Saga Pattern
Long-running business workflows over an event bus — the architectural pattern side of saga, complementing the protocol view in distributed-systems
Saga Pattern
A saga is a multi-step business workflow that spans services, where each step is a local transaction and the system tolerates seeing intermediate states. If any step fails, earlier steps are compensated — semantically undone via new forward business actions, not by database rollback.
Saga Protocol covers the correctness side of this: what guarantees the protocol provides, where the failures hide. This page is the architectural pattern side: how you structure code, the choice between orchestration and choreography, what state-machine modeling looks like in practice, and which tools the industry has converged on. The two pages complement each other; the protocol page tells you whether your saga is correct, this page tells you how to design and implement one.

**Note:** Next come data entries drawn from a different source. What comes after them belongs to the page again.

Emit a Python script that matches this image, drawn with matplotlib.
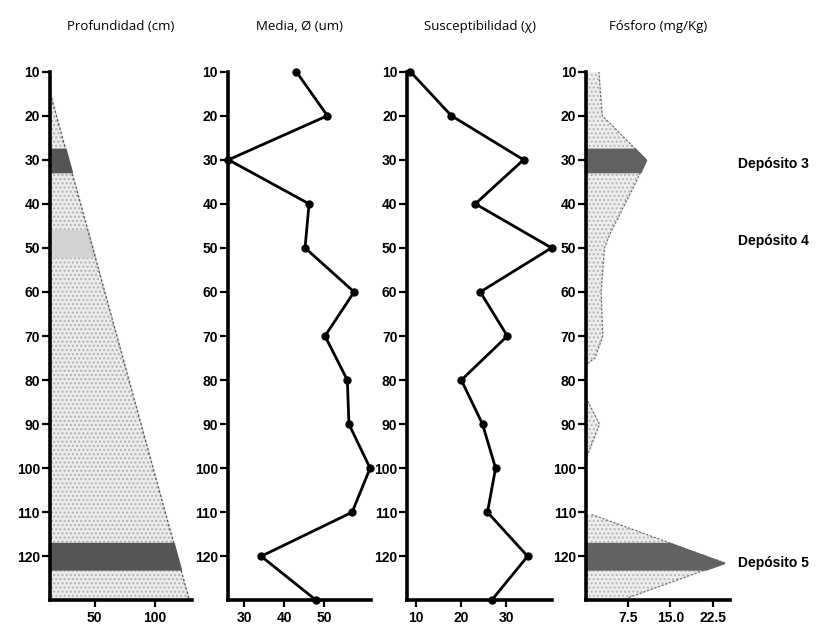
import numpy as np
import matplotlib.pyplot as plt

# depth profile values
depth = [10, 20, 30, 40, 50, 60, 70, 80, 90, 100, 110, 120, 130]
media = [43, 50.8, 26, 46.2, 45.2, 57.5, 50.2, 55.8, 56.2, 61.5, 57, 34.2, 48]
suscept = [8.7, 17.8, 33.8, 23.1, 40, 24.2, 30.2, 20, 24.7, 27.6, 25.8, 34.7, 26.7]

# profundidad triangle
tri_depth = [15, 130]
tri_edge = [13, 129]

# fosforo profile (three separate lobes)
p1_depth = [10, 20, 22, 30, 35, 47, 50, 60, 70, 75, 76.5]
p1_val = [2.3, 2.9, 4.5, 10.7, 8.9, 4.2, 3.3, 2.7, 3.0, 1.6, 0]
p2_depth = [84, 90, 98]
p2_val = [0, 2.4, 0]
p3_depth = [110.5, 121.5, 129.5]
p3_val = [1.0, 24.6, 7.3]

dark_bands = [(27.5, 32.8), (117, 123)]
mid_band = (46, 52)

labels = ['Depósito 3', 'Depósito 4', 'Depósito 5']
label_depth = [31, 48.5, 121.5]

titles = ['Profundidad (cm)', 'Media, Ø (um)', 'Susceptibilidad (χ)', 'Fósforo (mg/Kg)']
yticks = [10, 20, 30, 40, 50, 60, 70, 80, 90, 100, 110, 120]
xticks = [[50, 100], [30, 40, 50], [10, 20, 30], [7.5, 15.0, 22.5]]
xticklabels = [['50', '100'], ['30', '40', '50'], ['10', '20', '30'], ['7.5', '15.0', '22.5']]
xlims = [(12.5, 131), (25.8, 61.8), (8, 40.2), (0, 25.5)]

plt.rcParams['font.family'] = ['Liberation Sans', 'DejaVu Sans']

fig = plt.figure(figsize=(8.16, 6.4), dpi=100)
lefts = [0.061, 0.279, 0.499, 0.718]
widths = [0.174, 0.176, 0.178, 0.176]
bottom, height = 0.062, 0.826
axes = []
for i in range(4):
    ax = fig.add_axes([lefts[i], bottom, widths[i], height])
    ax.set_ylim(130, 10)
    ax.set_xlim(*xlims[i])
    for s in ['top', 'right']:
        ax.spines[s].set_visible(False)
    for s in ['left', 'bottom']:
        ax.spines[s].set_linewidth(2.6)
    ax.set_yticks(yticks)
    ax.set_yticklabels([str(t) for t in yticks], fontsize=10, fontweight='bold')
    ax.set_xticks(xticks[i])
    ax.set_xticklabels(xticklabels[i], fontsize=10, fontweight='bold')
    ax.tick_params(axis='y', length=6, width=1.6, pad=1)
    ax.tick_params(axis='x', length=5, width=1.6, pad=3)
    fig.text(lefts[i] + widths[i] / 2, 0.958, titles[i], ha='center', va='center',
             fontsize=9.5, family=['Open Sans', 'DejaVu Sans'])
    axes.append(ax)

# panel 1: triangle with bands
ax = axes[0]
x0 = xlims[0][0]
d = np.linspace(tri_depth[0], tri_depth[1], 200)
edge = np.interp(d, tri_depth, tri_edge)
ax.fill_betweenx(d, x0, edge, color='#ececec', zorder=1)
ax.fill_betweenx(d, x0, edge, facecolor='none', edgecolor='#b0b0b0', hatch='....', linewidth=0, zorder=1)
ax.plot(tri_edge, tri_depth, color='#555555', lw=0.9, ls=(0, (2, 1.5)), zorder=2)
for a, b in dark_bands:
    dd = np.linspace(a, b, 20)
    ax.fill_betweenx(dd, x0, np.interp(dd, tri_depth, tri_edge), color='#555555', zorder=2)
dd = np.linspace(mid_band[0], mid_band[1], 20)
ax.fill_betweenx(dd, x0, np.interp(dd, tri_depth, tri_edge), color='#d2d2d2', zorder=1.5)

# panel 2 & 3: line profiles
axes[1].plot(media, depth, color='black', lw=2, marker='o', ms=5, clip_on=False, zorder=3)
axes[2].plot(suscept, depth, color='black', lw=2, marker='o', ms=5, clip_on=False, zorder=3)

# panel 4: fosforo lobes
ax = axes[3]
for pd, pv in [(p1_depth, p1_val), (p2_depth, p2_val), (p3_depth, p3_val)]:
    dd = np.linspace(pd[0], pd[-1], 200)
    vv = np.interp(dd, pd, pv)
    ax.fill_betweenx(dd, 0, vv, color='#eeeeee', zorder=1)
    ax.fill_betweenx(dd, 0, vv, facecolor='none', edgecolor='#b5b5b5', hatch='....', linewidth=0, zorder=1)
    ax.plot(pv, pd, color='#666666', lw=0.8, ls=(0, (2, 1.5)), zorder=2)
for (a, b), (pd, pv) in zip(dark_bands, [(p1_depth, p1_val), (p3_depth, p3_val)]):
    dd = np.linspace(a, b, 50)
    ax.fill_betweenx(dd, 0, np.interp(dd, pd, pv), color='#626262', zorder=2)

for lab, yd in zip(labels, label_depth):
    ax.text(27, yd, lab, ha='left', va='center', fontsize=10, fontweight='bold',
            clip_on=False)

plt.savefig('out.png', dpi=100)
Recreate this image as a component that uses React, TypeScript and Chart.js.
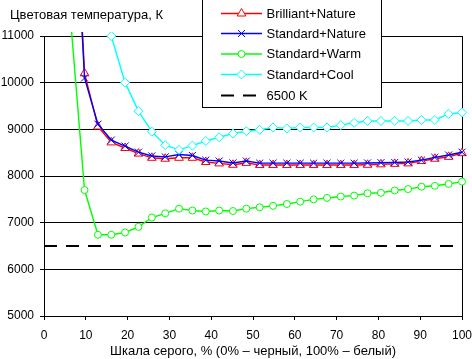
import React, { useEffect, useRef } from 'react';
import { Chart, registerables } from 'chart.js';

Chart.register(...registerables);

const FONT = '"Liberation Sans", Arial, sans-serif';

// Gray levels, % (32 steps)
const grayLevels = [
  0, 3.2, 6.5, 9.7, 12.9, 16.1, 19.4, 22.6, 25.8, 29.0, 32.3, 35.5, 38.7, 41.9, 45.2, 48.4,
  51.6, 54.8, 58.1, 61.3, 64.5, 67.7, 71.0, 74.2, 77.4, 80.6, 83.9, 87.1, 90.3, 93.5, 96.8, 100,
];

const brilliantNature = [
  null, null, 15800, 10200, 9060, 8720, 8600, 8480, 8390, 8370, 8390, 8390, 8300, 8270, 8240, 8280,
  8235, 8235, 8235, 8235, 8235, 8235, 8235, 8235, 8240, 8250, 8260, 8270, 8320, 8370, 8410, 8490,
];
const standardNature = [
  null, null, 15500, 10100, 9110, 8770, 8640, 8510, 8430, 8410, 8460, 8440, 8340, 8320, 8280, 8320,
  8275, 8275, 8275, 8275, 8275, 8275, 8275, 8275, 8280, 8285, 8290, 8300, 8340, 8400, 8450, 8510,
];
const standardWarm = [
  null, null, 11200, 7700, 6740, 6740, 6790, 6910, 7110, 7200, 7300, 7260, 7240, 7260, 7250, 7300,
  7330, 7360, 7400, 7450, 7500, 7530, 7560, 7580, 7630, 7640, 7690, 7720, 7770, 7790, 7830, 7880,
];
const standardCool = [
  null, null, null, null, 12500, 11000, 10000, 9390, 8950, 8660, 8560, 8650, 8750, 8830, 8910, 8960,
  8990, 9040, 9020, 9040, 9040, 9040, 9090, 9140, 9180, 9180, 9180, 9180, 9200, 9200, 9330, 9360,
];
const referenceLevel = [6500, 6500];
const referenceX = [0, 100];

const seriesNames = ['Brilliant+Nature', 'Standard+Nature', 'Standard+Warm', 'Standard+Cool', '6500 K'];
const seriesColors = ['#FF0000', '#0000FF', '#00FF00', '#00FFFF', '#000000'];
const seriesMarkers = ['triangle', 'crossRot', 'circle', 'rectRot', 'none'];

const yTicks = [5000, 6000, 7000, 8000, 9000, 10000, 11000];
const xTicks = [0, 10, 20, 30, 40, 50, 60, 70, 80, 90, 100];

const chartTitle = 'Цветовая температура, К';
const xTitle = 'Шкала серого, % (0% – черный, 100% – белый)';

const markerRadius: Record<string, number> = { triangle: 5, crossRot: 5, circle: 3.5, rectRot: 4.5 };

function toPoints(xs: number[], ys: (number | null)[]) {
  return xs.map((x, i) => ({ x, y: ys[i] }));
}

function drawMarker(ctx: CanvasRenderingContext2D, shape: string, x: number, y: number, r: number, color: string) {
  ctx.save();
  ctx.strokeStyle = color;
  ctx.fillStyle = '#FFFFFF';
  ctx.lineWidth = 1;
  ctx.beginPath();
  if (shape === 'triangle') {
    ctx.moveTo(x, y - r);
    ctx.lineTo(x + 0.866 * r, y + 0.5 * r);
    ctx.lineTo(x - 0.866 * r, y + 0.5 * r);
    ctx.closePath();
    ctx.fill();
    ctx.stroke();
  } else if (shape === 'crossRot') {
    const d = 0.7071 * r;
    ctx.moveTo(x - d, y - d);
    ctx.lineTo(x + d, y + d);
    ctx.moveTo(x + d, y - d);
    ctx.lineTo(x - d, y + d);
    ctx.stroke();
  } else if (shape === 'circle') {
    ctx.arc(x, y, r, 0, Math.PI * 2);
    ctx.fill();
    ctx.stroke();
  } else if (shape === 'rectRot') {
    ctx.moveTo(x, y - r);
    ctx.lineTo(x + r, y);
    ctx.lineTo(x, y + r);
    ctx.lineTo(x - r, y);
    ctx.closePath();
    ctx.fill();
    ctx.stroke();
  }
  ctx.restore();
}

const decorPlugin = {
  id: 'decor',
  beforeDatasetsDraw(chart: any) {
    const { ctx, chartArea: a } = chart;
    ctx.save();
    ctx.strokeStyle = '#000000';
    ctx.lineWidth = 1;
    ctx.beginPath();
    const rx = Math.round(a.right) + 0.5;
    ctx.moveTo(rx, Math.round(a.top));
    ctx.lineTo(rx, Math.round(a.bottom) + 1);
    ctx.stroke();
    ctx.restore();
  },
  afterDraw(chart: any) {
    const { ctx } = chart;
    ctx.save();
    // title
    ctx.fillStyle = '#000000';
    ctx.font = `13px ${FONT}`;
    ctx.textBaseline = 'middle';
    ctx.textAlign = 'left';
    ctx.fillText(chartTitle, 10, 15);

    // legend box
    const bx = 202, by = -2, bw = 179, bh = 109;
    ctx.fillStyle = '#FFFFFF';
    ctx.fillRect(bx, by, bw, bh);
    ctx.strokeStyle = '#000000';
    ctx.lineWidth = 1;
    ctx.strokeRect(bx + 0.5, by + 0.5, bw, bh);

    const rowsY = [13.5, 33.5, 54, 74.5, 95.5];
    const datasets = chart.data.datasets;
    seriesNames.forEach((name, i) => {
      const ds = datasets.find((d: any) => d.label === name);
      const y = rowsY[i];
      ctx.save();
      ctx.strokeStyle = seriesColors[i];
      ctx.lineWidth = ds && ds.borderWidth ? ds.borderWidth : 1;
      if (ds && ds.borderDash) ctx.setLineDash(ds.borderDash);
      ctx.beginPath();
      ctx.moveTo(221, y);
      ctx.lineTo(262, y);
      ctx.stroke();
      ctx.restore();
      const shape = seriesMarkers[i];
      if (shape !== 'none') drawMarker(ctx, shape, 241.5, y, markerRadius[shape], seriesColors[i]);
      ctx.fillStyle = '#000000';
      ctx.font = `13px ${FONT}`;
      ctx.textBaseline = 'alphabetic';
      ctx.fillText(name, 266.5, y + 4);
    });
    ctx.restore();
  },
};

export default function App() {
  const canvasRef = useRef<HTMLCanvasElement | null>(null);

  useEffect(() => {
    const canvas = canvasRef.current;
    if (!canvas) return;

    const lineSeries = [brilliantNature, standardNature, standardWarm, standardCool];
    const datasets: any[] = lineSeries.map((values, i) => ({
      label: seriesNames[i],
      data: toPoints(grayLevels, values),
      borderColor: seriesColors[i],
      backgroundColor: seriesColors[i],
      borderWidth: 1.4,
      pointStyle: seriesMarkers[i],
      pointRadius: markerRadius[seriesMarkers[i]],
      pointBorderColor: seriesColors[i],
      pointBackgroundColor: '#FFFFFF',
      pointBorderWidth: 1,
      tension: 0,
      order: 5 - i,
      clip: { left: 0, top: 4, right: 8, bottom: 0 },
    }));
    datasets.push({
      label: seriesNames[4],
      data: toPoints(referenceX, referenceLevel),
      borderColor: '#000000',
      borderWidth: 2,
      borderDash: [13, 9],
      pointRadius: 0,
      order: 0,
      clip: 0,
    });

    const chart = new Chart(canvas, {
      type: 'line',
      data: { datasets },
      plugins: [decorPlugin],
      options: {
        responsive: false,
        animation: false,
        devicePixelRatio: 1,
        layout: { padding: { top: 36, right: 10, left: 0, bottom: 0 } },
        plugins: {
          legend: { display: false },
          title: { display: false },
          tooltip: { enabled: false },
        },
        scales: {
          x: {
            type: 'linear',
            min: 0,
            max: 100,
            afterBuildTicks: (scale: any) => {
              scale.ticks = xTicks.map((v) => ({ value: v }));
            },
            afterFit: (scale: any) => {
              scale.height = 43;
              scale.paddingLeft = 0;
              scale.paddingRight = 0;
            },
            ticks: {
              color: '#000000',
              font: { family: FONT, size: 12 },
              padding: 8,
              maxRotation: 0,
              autoSkip: false,
              callback: (v: any) => String(v),
            },
            grid: {
              drawOnChartArea: false,
              drawTicks: true,
              tickLength: 4,
              color: '#000000',
              lineWidth: 1,
            },
            border: { display: true, color: '#000000', width: 1 },
            title: {
              display: true,
              text: xTitle,
              color: '#000000',
              font: { family: FONT, size: 13 },
              padding: { top: 0, bottom: 0 },
            },
          },
          y: {
            type: 'linear',
            min: 5000,
            max: 11000,
            afterBuildTicks: (scale: any) => {
              scale.ticks = yTicks.map((v) => ({ value: v }));
            },
            afterFit: (scale: any) => {
              scale.width = 44;
              scale.paddingTop = 0;
              scale.paddingBottom = 0;
            },
            ticks: {
              color: '#000000',
              font: { family: FONT, size: 12 },
              padding: 6,
              autoSkip: false,
              callback: (v: any) => String(v),
            },
            grid: {
              drawTicks: true,
              tickLength: 4,
              color: '#000000',
              lineWidth: 1,
            },
            border: { display: true, color: '#000000', width: 1 },
          },
        },
      },
    });

    return () => chart.destroy();
  }, []);

  return (
    <div style={{ position: 'absolute', left: 0, top: 0, width: 472, height: 359, background: '#FFFFFF' }}>
      <canvas ref={canvasRef} width={472} height={359} style={{ display: 'block', width: 472, height: 359 }} />
    </div>
  );
}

What Makes a Workflow a Saga
A saga has the following shape:
- Multiple steps. Two or more business actions that together form a meaningful workflow.
- Distributed. Each step is owned by a different service (or different aggregate within the same service).
- Long-running. The whole thing takes seconds to days, not milliseconds. Holding database transactions across the workflow is not feasible.
- Compensable. If a later step fails, earlier steps have a defined business undo.
- Tolerant of intermediate visibility. Other transactions can see the saga's partial state. Some users may notice "in-progress" states.
Examples that fit:
- Place order → reserve inventory → charge payment → schedule shipping.
- Submit loan application → run credit check → human review → fund disbursement.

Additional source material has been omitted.